德育空间的日常运作实质上是培养队员自主参与和自我管理能力的重要环节。提高少先队员在德育空间中的参与度,意味着发挥少先队员的主体性,不仅能够提升他们的责任感和归属感,还能在实践中促进其多方面能力的发展。当少先队员参与到少先队德育空间的日常管理中,他们更深刻地体会到自己是少先队组织的主人,这种“当家做主”的感受会增强他们的集体荣誉感和责任感,有助于培养他们的民主意识和参与社会公共事务的能力。当看到自己的行动对集体产生了正面影响,这种成就感会增强他们的自信心和自我效能感。辅导员应利用管理德育空间的机会,激发队员们的主动性和创造性,从而促进他们实践技能和审美鉴赏力的发展。
总览目前学校少先队德育空间的现状以及教育改革发展的背景,尽管各校根据政策要求构筑了德育空间并形成既定布局,但部分“位育失当”的问题依然不可忽视。为了更高效地激活少先队德育空间的教化潜能,未来的研究导向应趋向队员本位,探究德育空间的人文性和人本化。基于潘光旦的位育理论实现少先队德育空间优化的探索中,我们深刻认识到少先队德育空间的优化不仅仅是物理环境的改造,更是心灵土壤的培育和精神家园的建设[15],即在确保少先队员个体“安其所”的基础上,达到“遂其生”的效果。本研究主张采取因地制宜、共生共构、主题回归的方法路径,赋予少先队德育空间以生命的温度、提升空间的教育吸引力和人文情怀。具体而言,少先队德育空间的设计与改造需紧密贴合地域和民族特色,实现空间与当地环境的和谐共生;同时,强调各功能区域间的紧密依存与灵活变化,提升空间的潜在价值和使用效率;第三,重视少先队员“空间主人”的身份,确保德育空间设计不仅反映教育的核心取向,亦能唤起使用者的情感共鸣与价值认同。

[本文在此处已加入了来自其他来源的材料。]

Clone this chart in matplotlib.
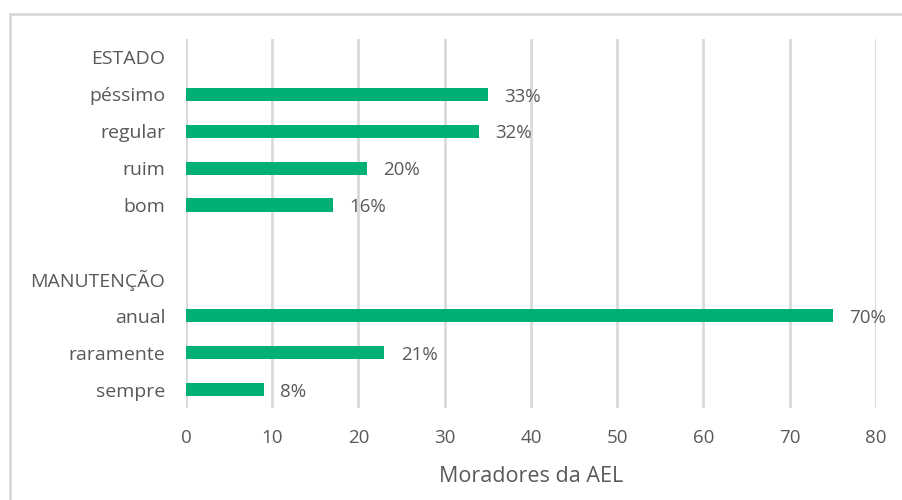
import matplotlib.pyplot as plt
from matplotlib.patches import Rectangle

# categories top to bottom; headers have no bar
categories = ["ESTADO", "péssimo", "regular", "ruim", "bom", "",
              "MANUTENÇÃO", "anual", "raramente", "sempre"]
values = [None, 35, 34, 21, 17, None, None, 75, 23, 9]
pct_labels = [None, "33%", "32%", "20%", "16%", None, None, "70%", "21%", "8%"]
xticks = [0, 10, 20, 30, 40, 50, 60, 70, 80]

green = "#00B074"
txt = "#595959"

plt.rcParams['font.family'] = ['Open Sans', 'DejaVu Sans']

fig = plt.figure(figsize=(9.03, 5.0), dpi=100)
ax = fig.add_axes([186 / 903, 1 - 408 / 500, 690 / 903, 369 / 500])

# outer border (only left and top visible)
fig.patches.append(Rectangle((10 / 903, -0.1), 1.5, 1 - 14 / 500 + 0.1,
                             transform=fig.transFigure, fill=False,
                             edgecolor="#D9D9D9", linewidth=2))

pos = list(range(len(categories)))
for i, v in enumerate(values):
    if v is None:
        continue
    ax.barh(i, v, height=0.36, color=green, zorder=3)
    ax.text(v + 1.9, i + 0.06, pct_labels[i], va="center", ha="left",
            fontsize=13.5, color=txt)

ax.set_ylim(len(categories) - 0.5, -0.5)
ax.set_xlim(0, 80)
ax.set_yticks(pos)
ax.set_yticklabels(categories, fontsize=14, color=txt)
ax.set_xticks(xticks)
ax.set_xticklabels([str(t) for t in xticks], fontsize=13.5, color=txt)
ax.tick_params(length=0)
ax.tick_params(axis="y", pad=15)
ax.tick_params(axis="x", pad=15)

ax.grid(axis="x", color="#D9D9D9", linewidth=2, zorder=0)
for s in ax.spines.values():
    s.set_visible(False)

ax.set_xlabel("Moradores da AEL", fontsize=15.5, color=txt, labelpad=14)

fig.savefig("out.png", dpi=100)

通过系列路径,少先队德育空间将超越其作为物理容器的基本属性,从而转型为饱含情感、启迪思维、促进全面成长的教育生态系统,也是一个既能反映时代风貌,又能深植民族文化的德育新场域,其教育意蕴与人文关怀得到显著增强。
当然,位育视角下的少先队德育空间优化仍是一项持续性、系统性的工程。它要求学校和少先队辅导员不断探索与实践,通过不断地优化与创新,共同构建积极的、具有前瞻性和时代性的德育空间,为少先队员的成长提供良好的支持和指引,培养出德智体美劳全面发展的社会主义建设者和接班人。